▶ Written request
Copy the data exactly; pictures stay out of the copy.

▶ Data lines

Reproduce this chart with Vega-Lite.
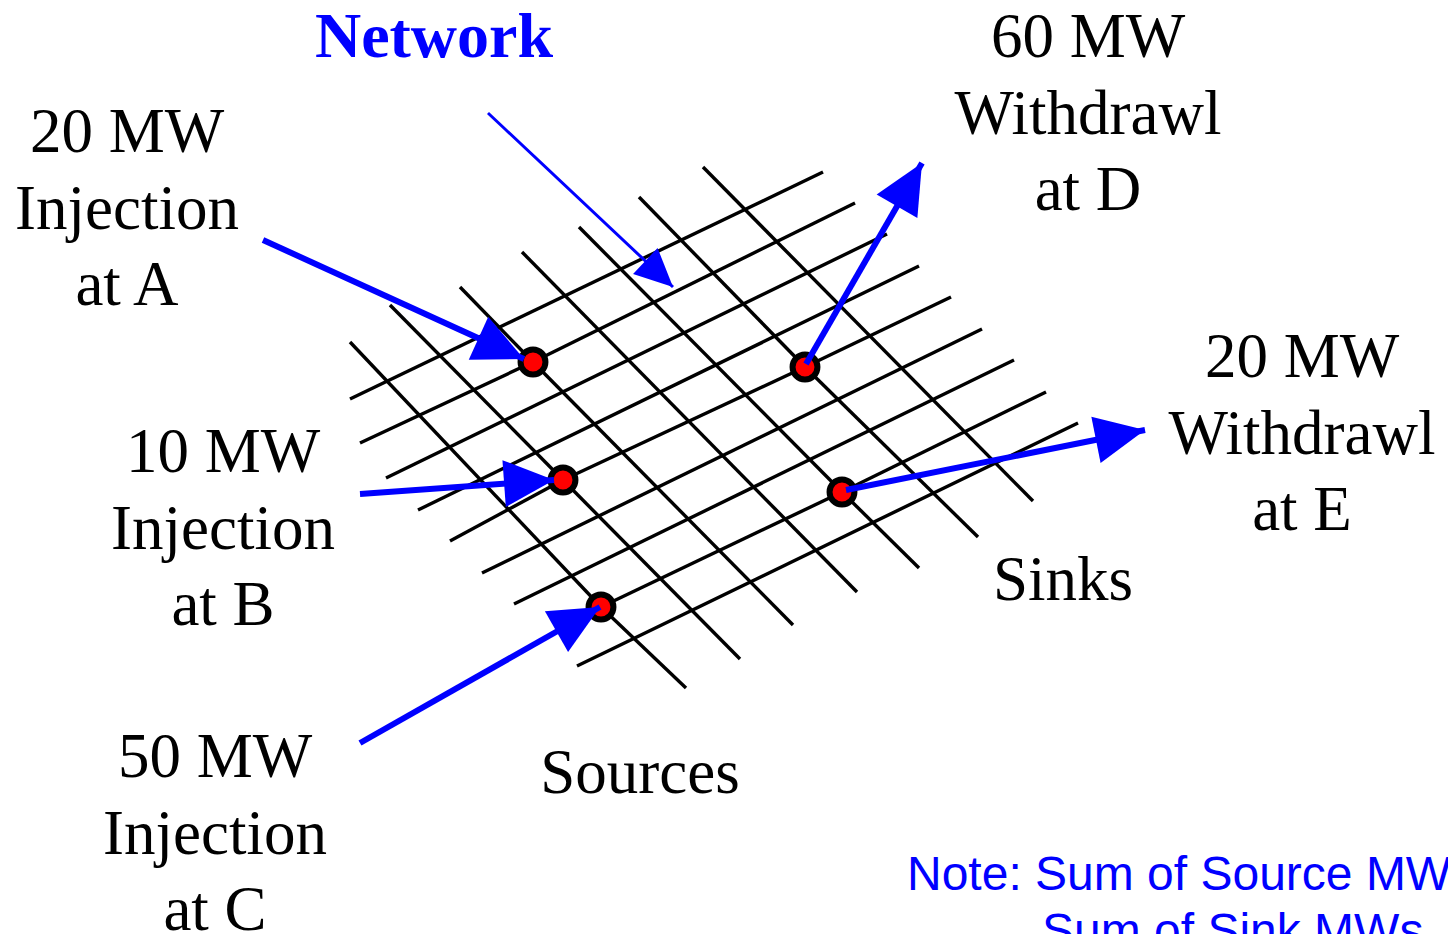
{
  "$schema": "https://vega.github.io/schema/vega-lite/v6.json",
  "width": 1448,
  "height": 934,
  "autosize": {"type": "none"},
  "padding": 0,
  "background": "white",
  "config": {"view": {"stroke": null}},
  "datasets": {
    "grid": [
      {"x": 350, "y": 399, "x2": 823, "y2": 172},
      {"x": 360, "y": 443, "x2": 533, "y2": 362},
      {"x": 533, "y": 362, "x2": 855, "y2": 203},
      {"x": 386, "y": 478, "x2": 887, "y2": 234},
      {"x": 418, "y": 510, "x2": 919, "y2": 266},
      {"x": 450, "y": 541, "x2": 563, "y2": 480},
      {"x": 563, "y": 480, "x2": 805, "y2": 367},
      {"x": 805, "y": 367, "x2": 951, "y2": 297},
      {"x": 482, "y": 573, "x2": 982, "y2": 329},
      {"x": 514, "y": 604, "x2": 1014, "y2": 360},
      {"x": 601, "y": 607, "x2": 842, "y2": 492},
      {"x": 842, "y": 492, "x2": 1046, "y2": 392},
      {"x": 577, "y": 666, "x2": 1078, "y2": 423},
      {"x": 350, "y": 342, "x2": 601, "y2": 607},
      {"x": 601, "y": 607, "x2": 686, "y2": 688},
      {"x": 390, "y": 305, "x2": 563, "y2": 480},
      {"x": 563, "y": 480, "x2": 740, "y2": 659},
      {"x": 460, "y": 287, "x2": 533, "y2": 362},
      {"x": 533, "y": 362, "x2": 793, "y2": 625},
      {"x": 522, "y": 252, "x2": 857, "y2": 592},
      {"x": 579, "y": 227, "x2": 842, "y2": 492},
      {"x": 842, "y": 492, "x2": 919, "y2": 568},
      {"x": 639, "y": 197, "x2": 805, "y2": 367},
      {"x": 805, "y": 367, "x2": 978, "y2": 537},
      {"x": 703, "y": 167, "x2": 1033, "y2": 501}
    ],
    "nodes": [
      {"node": "A", "x": 533, "y": 362},
      {"node": "B", "x": 563, "y": 480},
      {"node": "C", "x": 601, "y": 607},
      {"node": "D", "x": 805, "y": 367},
      {"node": "E", "x": 842, "y": 492}
    ],
    "arrows": [
      {"name": "A", "kind": "flow", "x": 263, "y": 240, "x2": 524, "y2": 359},
      {"name": "B", "kind": "flow", "x": 360, "y": 494, "x2": 554, "y2": 480},
      {"name": "C", "kind": "flow", "x": 360, "y": 743, "x2": 600, "y2": 607},
      {"name": "D", "kind": "flow", "x": 806, "y": 364, "x2": 922, "y2": 163},
      {"name": "E", "kind": "flow", "x": 846, "y": 490, "x2": 1145, "y2": 430},
      {"name": "Network", "kind": "label", "x": 488, "y": 113, "x2": 673, "y2": 287}
    ],
    "labels": [
      {"x": 127, "y": 152, "t": "20 MW\nInjection\nat A"},
      {"x": 223, "y": 472, "t": "10 MW\nInjection\nat B"},
      {"x": 215, "y": 777, "t": "50 MW\nInjection\nat C"},
      {"x": 1088, "y": 57, "t": "60 MW\nWithdrawl\nat D"},
      {"x": 1302, "y": 377, "t": "20 MW\nWithdrawl\nat E"},
      {"x": 1063, "y": 600, "t": "Sinks"},
      {"x": 640, "y": 793, "t": "Sources"}
    ],
    "title": [
      {"x": 434, "y": 57, "t": "Network"}
    ],
    "note": [
      {"x": 907, "y": 890, "t": "Note: Sum of Source MWs ="},
      {"x": 1042, "y": 947, "t": "Sum of Sink MWs"}
    ]
  },
  "layer": [
    {
      "data": {"name": "grid"},
      "mark": {"type": "rule", "color": "black", "strokeWidth": 3.4},
      "encoding": {
        "x": {"field": "x", "type": "quantitative", "scale": {"domain": [0, 1448], "nice": false, "zero": false}, "axis": null},
        "y": {"field": "y", "type": "quantitative", "scale": {"domain": [0, 934], "nice": false, "zero": false, "reverse": true}, "axis": null},
        "x2": {"field": "x2"},
        "y2": {"field": "y2"}
      }
    },
    {
      "data": {"name": "nodes"},
      "mark": {"type": "point", "shape": "circle", "filled": true, "fill": "#ff0000", "stroke": "black", "strokeWidth": 6, "opacity": 1, "size": 620},
      "encoding": {
        "x": {"field": "x", "type": "quantitative", "scale": {"domain": [0, 1448], "nice": false, "zero": false}, "axis": null},
        "y": {"field": "y", "type": "quantitative", "scale": {"domain": [0, 934], "nice": false, "zero": false, "reverse": true}, "axis": null}
      }
    },
    {
      "data": {"name": "arrows"},
      "mark": {"type": "rule", "color": "#0000ff"},
      "encoding": {
        "x": {"field": "x", "type": "quantitative", "scale": {"domain": [0, 1448], "nice": false, "zero": false}, "axis": null},
        "y": {"field": "y", "type": "quantitative", "scale": {"domain": [0, 934], "nice": false, "zero": false, "reverse": true}, "axis": null},
        "x2": {"field": "x2"},
        "y2": {"field": "y2"},
        "strokeWidth": {"field": "kind", "type": "nominal", "scale": {"domain": ["flow", "label"], "range": [6, 3]}, "legend": null}
      }
    },
    {
      "data": {"name": "arrows"},
      "transform": [
        {"calculate": "atan2(datum.y2 - datum.y, datum.x2 - datum.x) * 180 / PI", "as": "heading"}
      ],
      "mark": {"type": "point", "shape": "M0,0L-2,-0.94L-2,0.94Z", "filled": true, "color": "#0000ff", "opacity": 1, "strokeWidth": 0},
      "encoding": {
        "x": {"field": "x2", "type": "quantitative", "scale": {"domain": [0, 1448], "nice": false, "zero": false}, "axis": null},
        "y": {"field": "y2", "type": "quantitative", "scale": {"domain": [0, 934], "nice": false, "zero": false, "reverse": true}, "axis": null},
        "angle": {"field": "heading", "type": "quantitative", "scale": null},
        "size": {"field": "kind", "type": "nominal", "scale": {"domain": ["flow", "label"], "range": [2500, 1444]}, "legend": null}
      }
    },
    {
      "data": {"name": "labels"},
      "mark": {"type": "text", "font": "Liberation Serif", "fontSize": 63, "color": "black", "align": "center", "baseline": "alphabetic", "lineBreak": "\n", "lineHeight": 76.5},
      "encoding": {
        "x": {"field": "x", "type": "quantitative", "scale": {"domain": [0, 1448], "nice": false, "zero": false}, "axis": null},
        "y": {"field": "y", "type": "quantitative", "scale": {"domain": [0, 934], "nice": false, "zero": false, "reverse": true}, "axis": null},
        "text": {"field": "t", "type": "nominal"}
      }
    },
    {
      "data": {"name": "title"},
      "mark": {"type": "text", "font": "Liberation Serif", "fontSize": 64, "fontWeight": "bold", "color": "#0000ff", "align": "center", "baseline": "alphabetic"},
      "encoding": {
        "x": {"field": "x", "type": "quantitative", "scale": {"domain": [0, 1448], "nice": false, "zero": false}, "axis": null},
        "y": {"field": "y", "type": "quantitative", "scale": {"domain": [0, 934], "nice": false, "zero": false, "reverse": true}, "axis": null},
        "text": {"field": "t", "type": "nominal"}
      }
    },
    {
      "data": {"name": "note"},
      "mark": {"type": "text", "font": "Liberation Sans", "fontSize": 48, "color": "#0000ff", "align": "left", "baseline": "alphabetic"},
      "encoding": {
        "x": {"field": "x", "type": "quantitative", "scale": {"domain": [0, 1448], "nice": false, "zero": false}, "axis": null},
        "y": {"field": "y", "type": "quantitative", "scale": {"domain": [0, 934], "nice": false, "zero": false, "reverse": true}, "axis": null},
        "text": {"field": "t", "type": "nominal"}
      }
    }
  ]
}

▶ Exercise answer
Reproduce this chart with Vega-Lite.
{
  "$schema": "https://vega.github.io/schema/vega-lite/v6.json",
  "width": 1448,
  "height": 934,
  "autosize": {"type": "none"},
  "padding": 0,
  "background": "white",
  "config": {"view": {"stroke": null}},
  "datasets": {
    "grid": [
      {"x": 350, "y": 399, "x2": 823, "y2": 172},
      {"x": 360, "y": 443, "x2": 533, "y2": 362},
      {"x": 533, "y": 362, "x2": 855, "y2": 203},
      {"x": 386, "y": 478, "x2": 887, "y2": 234},
      {"x": 418, "y": 510, "x2": 919, "y2": 266},
      {"x": 450, "y": 541, "x2": 563, "y2": 480},
      {"x": 563, "y": 480, "x2": 805, "y2": 367},
      {"x": 805, "y": 367, "x2": 951, "y2": 297},
      {"x": 482, "y": 573, "x2": 982, "y2": 329},
      {"x": 514, "y": 604, "x2": 1014, "y2": 360},
      {"x": 601, "y": 607, "x2": 842, "y2": 492},
      {"x": 842, "y": 492, "x2": 1046, "y2": 392},
      {"x": 577, "y": 666, "x2": 1078, "y2": 423},
      {"x": 350, "y": 342, "x2": 601, "y2": 607},
      {"x": 601, "y": 607, "x2": 686, "y2": 688},
      {"x": 390, "y": 305, "x2": 563, "y2": 480},
      {"x": 563, "y": 480, "x2": 740, "y2": 659},
      {"x": 460, "y": 287, "x2": 533, "y2": 362},
      {"x": 533, "y": 362, "x2": 793, "y2": 625},
      {"x": 522, "y": 252, "x2": 857, "y2": 592},
      {"x": 579, "y": 227, "x2": 842, "y2": 492},
      {"x": 842, "y": 492, "x2": 919, "y2": 568},
      {"x": 639, "y": 197, "x2": 805, "y2": 367},
      {"x": 805, "y": 367, "x2": 978, "y2": 537},
      {"x": 703, "y": 167, "x2": 1033, "y2": 501}
    ],
    "nodes": [
      {"node": "A", "x": 533, "y": 362},
      {"node": "B", "x": 563, "y": 480},
      {"node": "C", "x": 601, "y": 607},
      {"node": "D", "x": 805, "y": 367},
      {"node": "E", "x": 842, "y": 492}
    ],
    "arrows": [
      {"name": "A", "kind": "flow", "x": 263, "y": 240, "x2": 524, "y2": 359},
      {"name": "B", "kind": "flow", "x": 360, "y": 494, "x2": 554, "y2": 480},
      {"name": "C", "kind": "flow", "x": 360, "y": 743, "x2": 600, "y2": 607},
      {"name": "D", "kind": "flow", "x": 806, "y": 364, "x2": 922, "y2": 163},
      {"name": "E", "kind": "flow", "x": 846, "y": 490, "x2": 1145, "y2": 430},
      {"name": "Network", "kind": "label", "x": 488, "y": 113, "x2": 673, "y2": 287}
    ],
    "labels": [
      {"x": 127, "y": 152, "t": "20 MW\nInjection\nat A"},
      {"x": 223, "y": 472, "t": "10 MW\nInjection\nat B"},
      {"x": 215, "y": 777, "t": "50 MW\nInjection\nat C"},
      {"x": 1088, "y": 57, "t": "60 MW\nWithdrawl\nat D"},
      {"x": 1302, "y": 377, "t": "20 MW\nWithdrawl\nat E"},
      {"x": 1063, "y": 600, "t": "Sinks"},
      {"x": 640, "y": 793, "t": "Sources"}
    ],
    "title": [
      {"x": 434, "y": 57, "t": "Network"}
    ],
    "note": [
      {"x": 907, "y": 890, "t": "Note: Sum of Source MWs ="},
      {"x": 1042, "y": 947, "t": "Sum of Sink MWs"}
    ]
  },
  "layer": [
    {
      "data": {"name": "grid"},
      "mark": {"type": "rule", "color": "black", "strokeWidth": 3.4},
      "encoding": {
        "x": {"field": "x", "type": "quantitative", "scale": {"domain": [0, 1448], "nice": false, "zero": false}, "axis": null},
        "y": {"field": "y", "type": "quantitative", "scale": {"domain": [0, 934], "nice": false, "zero": false, "reverse": true}, "axis": null},
        "x2": {"field": "x2"},
        "y2": {"field": "y2"}
      }
    },
    {
      "data": {"name": "nodes"},
      "mark": {"type": "point", "shape": "circle", "filled": true, "fill": "#ff0000", "stroke": "black", "strokeWidth": 6, "opacity": 1, "size": 620},
      "encoding": {
        "x": {"field": "x", "type": "quantitative", "scale": {"domain": [0, 1448], "nice": false, "zero": false}, "axis": null},
        "y": {"field": "y", "type": "quantitative", "scale": {"domain": [0, 934], "nice": false, "zero": false, "reverse": true}, "axis": null}
      }
    },
    {
      "data": {"name": "arrows"},
      "mark": {"type": "rule", "color": "#0000ff"},
      "encoding": {
        "x": {"field": "x", "type": "quantitative", "scale": {"domain": [0, 1448], "nice": false, "zero": false}, "axis": null},
        "y": {"field": "y", "type": "quantitative", "scale": {"domain": [0, 934], "nice": false, "zero": false, "reverse": true}, "axis": null},
        "x2": {"field": "x2"},
        "y2": {"field": "y2"},
        "strokeWidth": {"field": "kind", "type": "nominal", "scale": {"domain": ["flow", "label"], "range": [6, 3]}, "legend": null}
      }
    },
    {
      "data": {"name": "arrows"},
      "transform": [
        {"calculate": "atan2(datum.y2 - datum.y, datum.x2 - datum.x) * 180 / PI", "as": "heading"}
      ],
      "mark": {"type": "point", "shape": "M0,0L-2,-0.94L-2,0.94Z", "filled": true, "color": "#0000ff", "opacity": 1, "strokeWidth": 0},
      "encoding": {
        "x": {"field": "x2", "type": "quantitative", "scale": {"domain": [0, 1448], "nice": false, "zero": false}, "axis": null},
        "y": {"field": "y2", "type": "quantitative", "scale": {"domain": [0, 934], "nice": false, "zero": false, "reverse": true}, "axis": null},
        "angle": {"field": "heading", "type": "quantitative", "scale": null},
        "size": {"field": "kind", "type": "nominal", "scale": {"domain": ["flow", "label"], "range": [2500, 1444]}, "legend": null}
      }
    },
    {
      "data": {"name": "labels"},
      "mark": {"type": "text", "font": "Liberation Serif", "fontSize": 63, "color": "black", "align": "center", "baseline": "alphabetic", "lineBreak": "\n", "lineHeight": 76.5},
      "encoding": {
        "x": {"field": "x", "type": "quantitative", "scale": {"domain": [0, 1448], "nice": false, "zero": false}, "axis": null},
        "y": {"field": "y", "type": "quantitative", "scale": {"domain": [0, 934], "nice": false, "zero": false, "reverse": true}, "axis": null},
        "text": {"field": "t", "type": "nominal"}
      }
    },
    {
      "data": {"name": "title"},
      "mark": {"type": "text", "font": "Liberation Serif", "fontSize": 64, "fontWeight": "bold", "color": "#0000ff", "align": "center", "baseline": "alphabetic"},
      "encoding": {
        "x": {"field": "x", "type": "quantitative", "scale": {"domain": [0, 1448], "nice": false, "zero": false}, "axis": null},
        "y": {"field": "y", "type": "quantitative", "scale": {"domain": [0, 934], "nice": false, "zero": false, "reverse": true}, "axis": null},
        "text": {"field": "t", "type": "nominal"}
      }
    },
    {
      "data": {"name": "note"},
      "mark": {"type": "text", "font": "Liberation Sans", "fontSize": 48, "color": "#0000ff", "align": "left", "baseline": "alphabetic"},
      "encoding": {
        "x": {"field": "x", "type": "quantitative", "scale": {"domain": [0, 1448], "nice": false, "zero": false}, "axis": null},
        "y": {"field": "y", "type": "quantitative", "scale": {"domain": [0, 934], "nice": false, "zero": false, "reverse": true}, "axis": null},
        "text": {"field": "t", "type": "nominal"}
      }
    }
  ]
}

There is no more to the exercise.